⟨

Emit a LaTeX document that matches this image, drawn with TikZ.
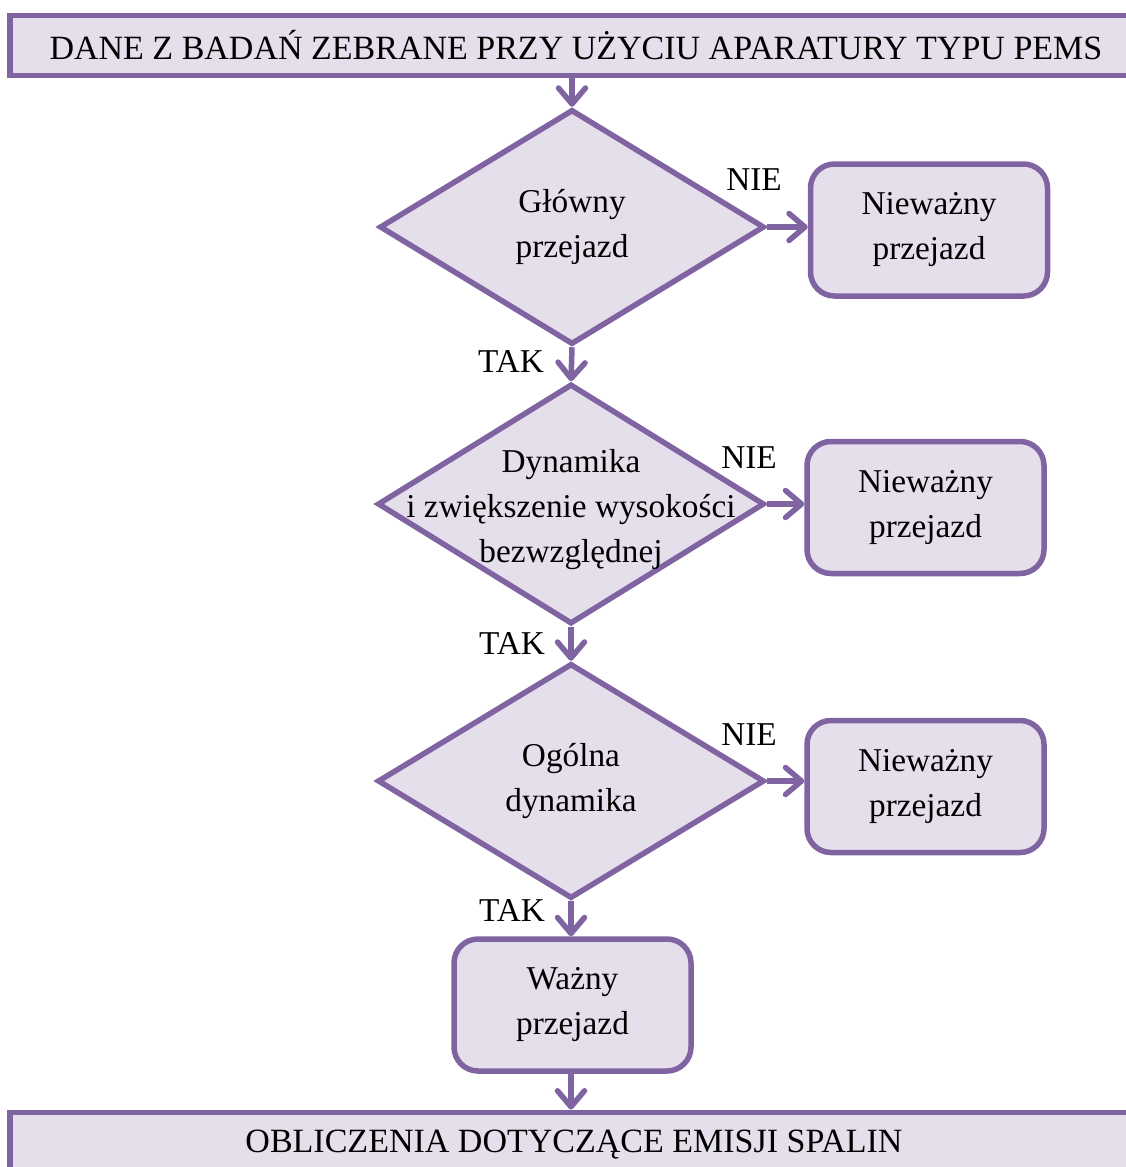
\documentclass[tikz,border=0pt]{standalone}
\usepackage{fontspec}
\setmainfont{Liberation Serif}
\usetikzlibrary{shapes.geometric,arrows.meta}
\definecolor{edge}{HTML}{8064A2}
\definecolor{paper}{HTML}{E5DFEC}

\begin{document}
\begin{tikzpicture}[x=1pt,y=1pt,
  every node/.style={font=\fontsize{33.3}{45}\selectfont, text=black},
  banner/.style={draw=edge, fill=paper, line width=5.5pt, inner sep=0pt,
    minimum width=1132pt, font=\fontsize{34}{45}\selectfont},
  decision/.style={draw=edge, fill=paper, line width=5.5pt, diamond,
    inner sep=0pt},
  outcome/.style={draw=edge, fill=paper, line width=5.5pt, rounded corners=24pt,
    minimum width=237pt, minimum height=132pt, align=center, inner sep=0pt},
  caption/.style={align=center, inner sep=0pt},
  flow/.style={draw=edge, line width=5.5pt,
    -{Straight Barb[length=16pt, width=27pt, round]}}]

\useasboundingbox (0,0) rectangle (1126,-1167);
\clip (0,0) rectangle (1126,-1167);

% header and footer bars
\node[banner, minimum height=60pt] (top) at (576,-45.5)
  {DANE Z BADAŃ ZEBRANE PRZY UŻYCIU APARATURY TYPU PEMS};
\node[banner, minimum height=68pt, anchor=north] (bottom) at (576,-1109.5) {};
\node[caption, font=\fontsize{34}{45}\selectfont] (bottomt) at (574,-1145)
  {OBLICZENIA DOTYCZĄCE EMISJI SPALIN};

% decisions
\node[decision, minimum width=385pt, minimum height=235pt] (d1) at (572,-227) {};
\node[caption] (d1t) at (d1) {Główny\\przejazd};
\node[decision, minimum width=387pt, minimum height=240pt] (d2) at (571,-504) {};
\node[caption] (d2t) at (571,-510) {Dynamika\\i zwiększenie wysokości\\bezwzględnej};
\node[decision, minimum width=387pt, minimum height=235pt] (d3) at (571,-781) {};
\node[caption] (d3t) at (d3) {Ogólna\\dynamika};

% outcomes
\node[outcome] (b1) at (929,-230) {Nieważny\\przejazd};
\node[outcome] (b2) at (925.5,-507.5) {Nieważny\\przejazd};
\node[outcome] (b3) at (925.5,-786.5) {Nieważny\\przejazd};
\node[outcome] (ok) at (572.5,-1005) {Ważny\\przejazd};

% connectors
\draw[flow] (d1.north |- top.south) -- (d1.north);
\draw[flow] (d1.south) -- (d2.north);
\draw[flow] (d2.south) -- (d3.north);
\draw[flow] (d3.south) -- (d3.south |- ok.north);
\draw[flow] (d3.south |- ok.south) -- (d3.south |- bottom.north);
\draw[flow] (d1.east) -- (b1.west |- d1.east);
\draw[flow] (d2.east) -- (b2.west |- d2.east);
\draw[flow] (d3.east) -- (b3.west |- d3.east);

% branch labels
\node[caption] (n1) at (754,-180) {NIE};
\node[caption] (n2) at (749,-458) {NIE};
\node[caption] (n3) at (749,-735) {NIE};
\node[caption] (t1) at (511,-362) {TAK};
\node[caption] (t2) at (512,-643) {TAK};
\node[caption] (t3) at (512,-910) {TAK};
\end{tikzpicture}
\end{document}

⟩

Problem details
Without the pictures, write out all of the material exactly.

Full answer
Emit a LaTeX document that matches this image, drawn with TikZ.
\documentclass[tikz,border=0pt]{standalone}
\usepackage{fontspec}
\setmainfont{Liberation Serif}
\usetikzlibrary{shapes.geometric,arrows.meta}
\definecolor{edge}{HTML}{8064A2}
\definecolor{paper}{HTML}{E5DFEC}

\begin{document}
\begin{tikzpicture}[x=1pt,y=1pt,
  every node/.style={font=\fontsize{33.3}{45}\selectfont, text=black},
  banner/.style={draw=edge, fill=paper, line width=5.5pt, inner sep=0pt,
    minimum width=1132pt, font=\fontsize{34}{45}\selectfont},
  decision/.style={draw=edge, fill=paper, line width=5.5pt, diamond,
    inner sep=0pt},
  outcome/.style={draw=edge, fill=paper, line width=5.5pt, rounded corners=24pt,
    minimum width=237pt, minimum height=132pt, align=center, inner sep=0pt},
  caption/.style={align=center, inner sep=0pt},
  flow/.style={draw=edge, line width=5.5pt,
    -{Straight Barb[length=16pt, width=27pt, round]}}]

\useasboundingbox (0,0) rectangle (1126,-1167);
\clip (0,0) rectangle (1126,-1167);

% header and footer bars
\node[banner, minimum height=60pt] (top) at (576,-45.5)
  {DANE Z BADAŃ ZEBRANE PRZY UŻYCIU APARATURY TYPU PEMS};
\node[banner, minimum height=68pt, anchor=north] (bottom) at (576,-1109.5) {};
\node[caption, font=\fontsize{34}{45}\selectfont] (bottomt) at (574,-1145)
  {OBLICZENIA DOTYCZĄCE EMISJI SPALIN};

% decisions
\node[decision, minimum width=385pt, minimum height=235pt] (d1) at (572,-227) {};
\node[caption] (d1t) at (d1) {Główny\\przejazd};
\node[decision, minimum width=387pt, minimum height=240pt] (d2) at (571,-504) {};
\node[caption] (d2t) at (571,-510) {Dynamika\\i zwiększenie wysokości\\bezwzględnej};
\node[decision, minimum width=387pt, minimum height=235pt] (d3) at (571,-781) {};
\node[caption] (d3t) at (d3) {Ogólna\\dynamika};

% outcomes
\node[outcome] (b1) at (929,-230) {Nieważny\\przejazd};
\node[outcome] (b2) at (925.5,-507.5) {Nieważny\\przejazd};
\node[outcome] (b3) at (925.5,-786.5) {Nieważny\\przejazd};
\node[outcome] (ok) at (572.5,-1005) {Ważny\\przejazd};

% connectors
\draw[flow] (d1.north |- top.south) -- (d1.north);
\draw[flow] (d1.south) -- (d2.north);
\draw[flow] (d2.south) -- (d3.north);
\draw[flow] (d3.south) -- (d3.south |- ok.north);
\draw[flow] (d3.south |- ok.south) -- (d3.south |- bottom.north);
\draw[flow] (d1.east) -- (b1.west |- d1.east);
\draw[flow] (d2.east) -- (b2.west |- d2.east);
\draw[flow] (d3.east) -- (b3.west |- d3.east);

% branch labels
\node[caption] (n1) at (754,-180) {NIE};
\node[caption] (n2) at (749,-458) {NIE};
\node[caption] (n3) at (749,-735) {NIE};
\node[caption] (t1) at (511,-362) {TAK};
\node[caption] (t2) at (512,-643) {TAK};
\node[caption] (t3) at (512,-910) {TAK};
\end{tikzpicture}
\end{document}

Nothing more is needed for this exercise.